I’m a big fan of John Locke (of Enlightenment “Two Treatises on Government” fame). (Yes, I’m a nerd.) Although he wasn’t the only philosopher of his time to think in terms of a social contract, he was arguably the most consequential; his approach to the role of government had an enormous influence on the Founders who crafted America’s constitution. So when I came across this article about a previously unknown text of his, I was fascinated.

A “once in a generation” discovery of a centuries-old manuscript by John Locke shows the great English philosopher making his earliest arguments for religious toleration, with the scholar who unearthed it calling the document “the origin and catalyst for momentous and foundational ideas of western liberal democracy”.
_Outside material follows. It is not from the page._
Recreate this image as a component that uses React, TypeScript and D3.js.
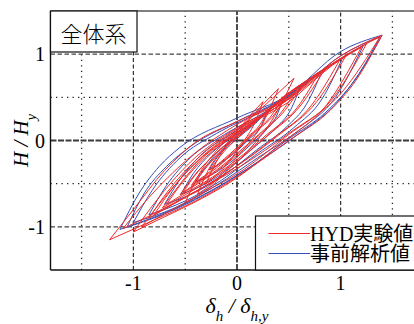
import * as d3 from "d3";

// normalized displacement / load (branches run left to right)
const hydUpper: number[][][] = [
  [[-1.23, -1.15], [-1.0, -0.8], [-0.7, -0.35], [-0.4, -0.02], [0, 0.22], [0.5, 0.5], [1.0, 0.98], [1.4, 1.22]],
  [[-1.1, -1.02], [-0.85, -0.66], [-0.48, -0.22], [0.02, 0.2], [0.51, 0.49], [1.01, 0.96], [1.38, 1.2]],
  [[-1.0, -1.06], [-0.78, -0.7], [-0.45, -0.25], [-0.01, 0.14], [0.43, 0.42], [0.87, 0.84], [1.2, 1.08]],
  [[-0.92, -1.0], [-0.7, -0.66], [-0.38, -0.24], [0.06, 0.145], [0.49, 0.44], [0.92, 0.87], [1.25, 1.12]],
  [[-0.85, -0.9], [-0.665, -0.585], [-0.39, -0.22], [-0.02, 0.12], [0.35, 0.36], [0.72, 0.73], [1.0, 0.95]],
  [[-0.8, -0.86], [-0.62, -0.55], [-0.34, -0.19], [0.03, 0.14], [0.4, 0.4], [0.77, 0.76], [1.05, 0.98]],
  [[-0.68, -0.74], [-0.53, -0.49], [-0.31, -0.2], [-0.01, 0.076], [0.28, 0.32], [0.58, 0.615], [0.8, 0.8]],
  [[-0.72, -0.78], [-0.56, -0.52], [-0.33, -0.2], [-0.01, 0.08], [0.3, 0.34], [0.61, 0.64], [0.85, 0.83]],
  [[-0.52, -0.6], [-0.41, -0.41], [-0.24, -0.19], [-0.02, 0.045], [0.21, 0.256], [0.43, 0.49], [0.6, 0.64]],
  [[-0.55, -0.63], [-0.43, -0.43], [-0.25, -0.2], [-0.01, 0.05], [0.23, 0.27], [0.47, 0.52], [0.65, 0.68]],
  [[-0.5, -0.72], [-0.38, -0.42], [-0.2, -0.12], [0.02, 0.14], [0.28, 0.42], [0.55, 0.72]],
  [[-0.38, -0.62], [-0.28, -0.35], [-0.12, -0.08], [0.05, 0.15], [0.22, 0.38], [0.4, 0.6]],
  [[-0.4, -0.48], [-0.315, -0.34], [-0.19, -0.17], [-0.02, 0.02], [0.15, 0.19], [0.32, 0.37], [0.45, 0.5]],
  [[-0.44, -0.52], [-0.35, -0.37], [-0.2, -0.18], [-0.02, 0.03], [0.17, 0.21], [0.36, 0.41], [0.5, 0.56]],
  [[-0.3, -0.5], [-0.2, -0.25], [-0.08, -0.02], [0.05, 0.18], [0.15, 0.32], [0.25, 0.45]],
  [[-0.26, -0.34], [-0.2, -0.24], [-0.12, -0.12], [0.0, 0.02], [0.1, 0.13], [0.22, 0.26], [0.3, 0.36]],
];
const hydLower: number[][][] = [
  [[-1.23, -1.15], [-0.8, -0.92], [-0.4, -0.7], [0, -0.42], [0.5, 0.0], [0.9, 0.35], [1.15, 0.7], [1.4, 1.22]],
  [[-1.1, -1.02], [-0.85, -0.876], [-0.48, -0.64], [0.02, -0.31], [0.51, 0.09], [1.01, 0.556], [1.38, 1.2]],
  [[-1.0, -1.06], [-0.78, -0.93], [-0.45, -0.74], [-0.01, -0.44], [0.43, -0.03], [0.87, 0.42], [1.2, 1.08]],
  [[-0.92, -1.0], [-0.7, -0.85], [-0.38, -0.64], [0.06, -0.34], [0.49, 0.06], [0.92, 0.48], [1.25, 1.12]],
  [[-0.85, -0.9], [-0.665, -0.77], [-0.39, -0.585], [-0.02, -0.31], [0.35, 0.025], [0.72, 0.41], [1.0, 0.95]],
  [[-0.8, -0.86], [-0.62, -0.74], [-0.34, -0.55], [0.03, -0.27], [0.4, 0.06], [0.77, 0.45], [1.05, 0.98]],
  [[-0.68, -0.74], [-0.53, -0.63], [-0.31, -0.48], [-0.01, -0.23], [0.28, 0.06], [0.58, 0.38], [0.8, 0.8]],
  [[-0.72, -0.78], [-0.56, -0.67], [-0.33, -0.51], [-0.01, -0.25], [0.3, 0.06], [0.61, 0.4], [0.85, 0.83]],
  [[-0.52, -0.6], [-0.41, -0.51], [-0.24, -0.38], [-0.02, -0.17], [0.21, 0.07], [0.43, 0.33], [0.6, 0.64]],
  [[-0.55, -0.63], [-0.43, -0.54], [-0.25, -0.4], [-0.01, -0.18], [0.23, 0.08], [0.47, 0.36], [0.65, 0.68]],
  [[-0.5, -0.72], [-0.3, -0.58], [-0.1, -0.36], [0.12, -0.1], [0.33, 0.22], [0.55, 0.72]],
  [[-0.38, -0.62], [-0.24, -0.5], [-0.08, -0.3], [0.08, -0.08], [0.24, 0.18], [0.4, 0.6]],
  [[-0.4, -0.48], [-0.315, -0.41], [-0.19, -0.29], [-0.02, -0.12], [0.15, 0.08], [0.32, 0.27], [0.45, 0.5]],
  [[-0.44, -0.52], [-0.35, -0.45], [-0.2, -0.32], [-0.02, -0.13], [0.17, 0.09], [0.36, 0.3], [0.5, 0.56]],
  [[-0.3, -0.5], [-0.18, -0.38], [-0.05, -0.2], [0.07, 0.0], [0.17, 0.2], [0.25, 0.45]],
  [[-0.26, -0.34], [-0.2, -0.29], [-0.12, -0.21], [0.0, -0.08], [0.1, 0.04], [0.22, 0.18], [0.3, 0.36]],
];

const preUpper: number[][][] = [
  [[-1.13, -1.03], [-0.95, -0.62], [-0.75, -0.3], [-0.55, -0.08], [0, 0.26], [0.5, 0.53], [1.0, 1.03], [1.4, 1.22]],
  [[-1.06, -1.0], [-0.9, -0.62], [-0.68, -0.3], [-0.45, -0.07], [0.05, 0.25], [0.55, 0.55], [1.0, 0.98], [1.38, 1.2]],
  [[-1.0, -0.95], [-0.82, -0.58], [-0.55, -0.2], [-0.2, 0.08], [0.3, 0.38], [0.8, 0.8], [1.22, 1.1]],
  [[-0.85, -0.86], [-0.68, -0.52], [-0.45, -0.2], [-0.12, 0.07], [0.3, 0.35], [0.7, 0.7], [1.02, 0.96]],
  [[-0.7, -0.74], [-0.55, -0.45], [-0.35, -0.17], [-0.08, 0.06], [0.25, 0.3], [0.56, 0.58], [0.82, 0.8]],
  [[-0.54, -0.62], [-0.42, -0.38], [-0.25, -0.15], [-0.03, 0.05], [0.2, 0.25], [0.42, 0.46], [0.62, 0.65]],
  [[-0.4, -0.48], [-0.3, -0.3], [-0.17, -0.12], [0.0, 0.04], [0.16, 0.19], [0.32, 0.36], [0.45, 0.5]],
  [[-0.27, -0.34], [-0.18, -0.18], [-0.06, -0.04], [0.06, 0.08], [0.18, 0.2], [0.3, 0.36]],
];
const preLower: number[][][] = [
  [[-1.13, -1.03], [-0.7, -0.85], [-0.3, -0.62], [0.1, -0.33], [0.5, 0.02], [0.85, 0.32], [1.15, 0.72], [1.4, 1.22]],
  [[-1.06, -1.0], [-0.62, -0.8], [-0.22, -0.56], [0.2, -0.25], [0.6, 0.08], [0.95, 0.42], [1.18, 0.78], [1.38, 1.2]],
  [[-1.0, -0.95], [-0.6, -0.78], [-0.2, -0.52], [0.2, -0.2], [0.6, 0.12], [0.95, 0.5], [1.22, 1.1]],
  [[-0.85, -0.86], [-0.5, -0.7], [-0.15, -0.46], [0.2, -0.15], [0.55, 0.15], [0.82, 0.48], [1.02, 0.96]],
  [[-0.7, -0.74], [-0.4, -0.6], [-0.1, -0.38], [0.2, -0.1], [0.48, 0.16], [0.67, 0.42], [0.82, 0.8]],
  [[-0.54, -0.62], [-0.3, -0.5], [-0.06, -0.31], [0.16, -0.08], [0.37, 0.14], [0.52, 0.36], [0.62, 0.65]],
  [[-0.4, -0.48], [-0.22, -0.38], [-0.04, -0.23], [0.13, -0.05], [0.28, 0.12], [0.38, 0.28], [0.45, 0.5]],
  [[-0.27, -0.34], [-0.14, -0.25], [0.0, -0.12], [0.12, 0.02], [0.22, 0.14], [0.3, 0.36]],
];

const xTicks = [-1, 0, 1];
const yTicks = [-1, 0, 1];
const dashedGrid = [-1, 1];
const dottedGridX = [-1.5, -0.5, 0.5, 1.5];
const dottedGridY = [-0.5, 0.5];

const RED = "#ee2b2b";
const BLUE = "#3550b4";
const serif = "'Liberation Serif', 'Times New Roman', serif";
const cjk = "'Liberation Serif', 'Noto Sans CJK JP', serif";

export default function App() {
  const W = 414;
  const H = 324;
  const x = d3.scaleLinear().domain([-1.8, 1.8]).range([50.5, 423.5]);
  const y = d3.scaleLinear().domain([-1.5, 1.5]).range([270, 11]);
  const [x0, x1] = x.range();
  const [y0, y1] = y.range();

  const line = d3
    .line<number[]>()
    .x((d) => x(d[0]))
    .y((d) => y(d[1]))
    .curve(d3.curveMonotoneX);

  const branches = (list: number[][][], color: string, key: string) =>
    list.map((b, i) => (
      <path key={key + i} d={line(b) ?? undefined} fill="none" stroke={color} strokeWidth={1} strokeLinejoin="round" />
    ));

  return (
    <svg width={W} height={H} style={{ position: "absolute", left: 0, top: 0, background: "#fff" }}>
      <defs>
        <clipPath id="plot">
          <rect x={x0} y={y1} width={x1 - x0} height={y0 - y1} />
        </clipPath>
      </defs>

      {/* grid */}
      <g stroke="#222" fill="none">
        {dottedGridX.map((v) => (
          <line key={"dx" + v} x1={x(v)} x2={x(v)} y1={y0} y2={y1} strokeDasharray="1.3,4.2" strokeWidth={1.3} />
        ))}
        {dottedGridY.map((v) => (
          <line key={"dy" + v} x1={x0} x2={x1} y1={y(v)} y2={y(v)} strokeDasharray="1.3,4.2" strokeWidth={1.3} />
        ))}
        {dashedGrid.map((v) => (
          <line key={"gx" + v} x1={x(v)} x2={x(v)} y1={y0} y2={y1} strokeDasharray="4,2.5" strokeWidth={1.2} stroke="#333" />
        ))}
        {dashedGrid.map((v) => (
          <line key={"gy" + v} x1={x0} x2={x1} y1={y(v)} y2={y(v)} strokeDasharray="4.5,2.5" strokeWidth={1.4} stroke="#444" />
        ))}
        <line x1={x(0)} x2={x(0)} y1={y0} y2={y1} strokeDasharray="6,1.5" strokeWidth={1.8} stroke="#3a3a3a" />
        <line x1={x0} x2={x1} y1={y(0)} y2={y(0)} strokeDasharray="6,1.5" strokeWidth={1.8} stroke="#3a3a3a" />
      </g>

      <g clipPath="url(#plot)">
        {branches(preUpper, BLUE, "pu")}
        {branches(preLower, BLUE, "pl")}
        {branches(hydUpper, RED, "hu")}
        {branches(hydLower, RED, "hl")}
      </g>

      {/* frame */}
      <line x1={x0} x2={x1} y1={y1} y2={y1} stroke="#555" strokeWidth={1.6} />
      <line x1={x0} x2={x0} y1={y0} y2={y1} stroke="#111" strokeWidth={1.4} />
      <line x1={x0} x2={x1} y1={y0} y2={y0} stroke="#111" strokeWidth={1.4} />

      {/* ticks */}
      {yTicks.map((v) => (
        <text key={"yt" + v} x={45} y={y(v)} textAnchor="end" dominantBaseline="central" fontFamily={serif} fontSize={20}>
          {v}
        </text>
      ))}
      {xTicks.map((v) => (
        <text key={"xt" + v} x={x(v)} y={290} textAnchor="middle" fontFamily={serif} fontSize={20}>
          {v}
        </text>
      ))}

      {/* axis titles */}
      <text
        transform={`translate(28,${y(0)}) rotate(-90)`}
        textAnchor="middle"
        fontFamily={serif}
        fontSize={21}
        fontStyle="italic"
      >
        H / H<tspan baselineShift="sub" fontSize={14}>y</tspan>
      </text>
      <text x={x(0)} y={313} textAnchor="middle" fontFamily={serif} fontSize={22} fontStyle="italic">
        δ<tspan baselineShift="sub" fontSize={15}>h</tspan>
        <tspan> / δ</tspan>
        <tspan baselineShift="sub" fontSize={15}>h,y</tspan>
      </text>

      {/* panel label */}
      <rect x={x0} y={y1} width={86.5} height={41} fill="#fff" stroke="#111" strokeWidth={1.2} />
      <text x={x0 + 43} y={y1 + 21} textAnchor="middle" dominantBaseline="central" fontFamily="'Noto Sans CJK JP'" fontWeight={300} fontSize={22}>
        全体系
      </text>

      {/* legend */}
      <rect x={255.5} y={216} width={180} height={y0 - 216} fill="#fff" stroke="#111" strokeWidth={1.2} />
      <line x1={268.5} x2={310} y1={233.5} y2={233.5} stroke={RED} strokeWidth={1} />
      <line x1={268.5} x2={310} y1={253.5} y2={253.5} stroke={BLUE} strokeWidth={1} />
      <text x={310} y={233.5} dominantBaseline="central" fontFamily={cjk} fontSize={20}>
        HYD実験値
      </text>
      <text x={310} y={253.5} dominantBaseline="central" fontFamily={cjk} fontSize={20}>
        事前解析値
      </text>
    </svg>
  );
}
Dated to 1667-8, the manuscript titled “Reasons for tolerateing Papists equally with others”, was previously unknown to academia. It had been owned by the descendants of one of Locke’s friends until the 1920s, when it was sold at auction to a book dealer. From there, it went into private collections until it was donated to St John’s College, Annapolis, in the latter half of the 20th century. It lay unstudied in archives until Locke scholar JC Walmsley noticed a reference to it in a 1928 book dealer’s catalogue, and raised an eyebrow: Locke, a hugely influential Enlightenment thinker, was not known to have extended his arguments for religious tolerance to Catholics.

Because tolerance of Catholics (or, in Catholic countries, tolerance of Protestants) was pretty much unthinkable at the time he wrote, attributing such sentiments to Locke seemed an unlikely stretch, so scholars put the newly discovered manuscript through a number of tests in order to determine whether it was, indeed, Locke’s.

It was.

“Locke is supposed to have never tolerated Catholics,” said Walmsley. “All his published work suggested that he would never even consider this as a possibility. This manuscript shows him taking an initial position that’s startling for him and for thinkers of his time – next to no one suggested this at this point. It shows him to be much more tolerant in certain respects than was ever previously supposed.”

Locke, who died in 1704, is known for his Two Treatises on Government, which which became a foundational text for modern western democracy. His other hugely influential texts included the Essay Concerning Human Understanding, which provided philosophical grounds for the scientific revolution, and A Letter Concerning Toleration, which influenced James Madison’s thinking on the separation of church and state in his work on the US constitution.

The newly-discovered document was written before A Letter Concerning Toleration, and adds to our understanding of Locke’s approach to what we now call “nondiscrimination.” As America’s religious and racial diversity explodes, the growth of “toleration”–or more properly, civic equality and inclusion–becomes an ever more critical element of a functioning polis.

Joseph Macfarland, dean of St John’s College, said it was “an unexpected pleasure to find that we are in possession of a manuscript by Locke himself on a question so critical to American political life and to liberal democracy generally”.

Calling the question critical is an understatement. We either overcome our innate tribalism and learn to live amicably together, or this experiment we call America is over.

The 2020 election provides us with a stark choice: We can re-elect Trump and validate various degrees of intolerance of anyone who isn’t a white Christian male, or we can reject the politics of hate and division and embrace “toleration.”